What we’re really asking the joint staff to do is build us the highway. Tell us where the on-ramps are, tell us where the off-ramps are, tell us what the speed limit is, tell how many lanes the highway is going to be, tell us where the roadside rests are going to be. And then allow us to build the vehicles that will operate on that highway — and as long as they’re safe and they can effectively operate on your highway, you shouldn’t worry about the vehicle we are building.

Q: But what about gaps and redundancies? What if everyone builds the same vehicle to do the same then, and your highway has lots of trucks but no passenger cars?

A: I think that was one of the concerns expressed in the NDAA [National Defense Authorization Act], that there’s multiple investments in the same thing.
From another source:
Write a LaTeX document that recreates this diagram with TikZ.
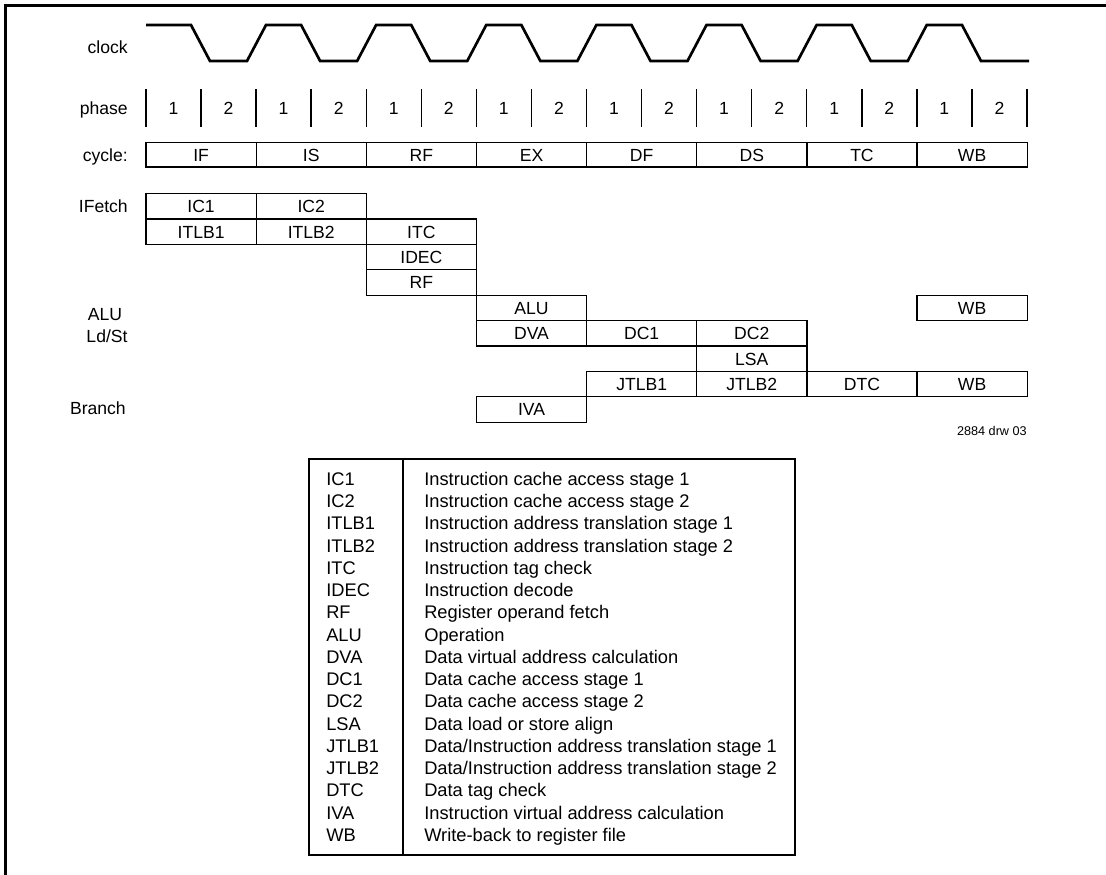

I don’t share that concern because of the different domains that we’re building for [i.e. land, air, sea, space, and cyberspace].

There may be some overlap, and I do think things like increased joint participation in Project Convergence and things like Red Flag will begin to identify some of those overlaps — because, if all the predictions come true, none of us are going to have any money to spare.

Q: So you don’t think there needs to be maybe a specific roles and missions review?

A: I think it’s premature. That’s Murray’s opinion. I know there’s debate.

If predictions are correct and budgets get really tight, we may have to do that, but that I think it’s premature right now. I think there is plenty of room for experimentation as we figure out from a joint force perspective, not only the technology we want to have in the future, but I think it’s fundamentally how we will fight differently, based upon the capabilities we’ll have.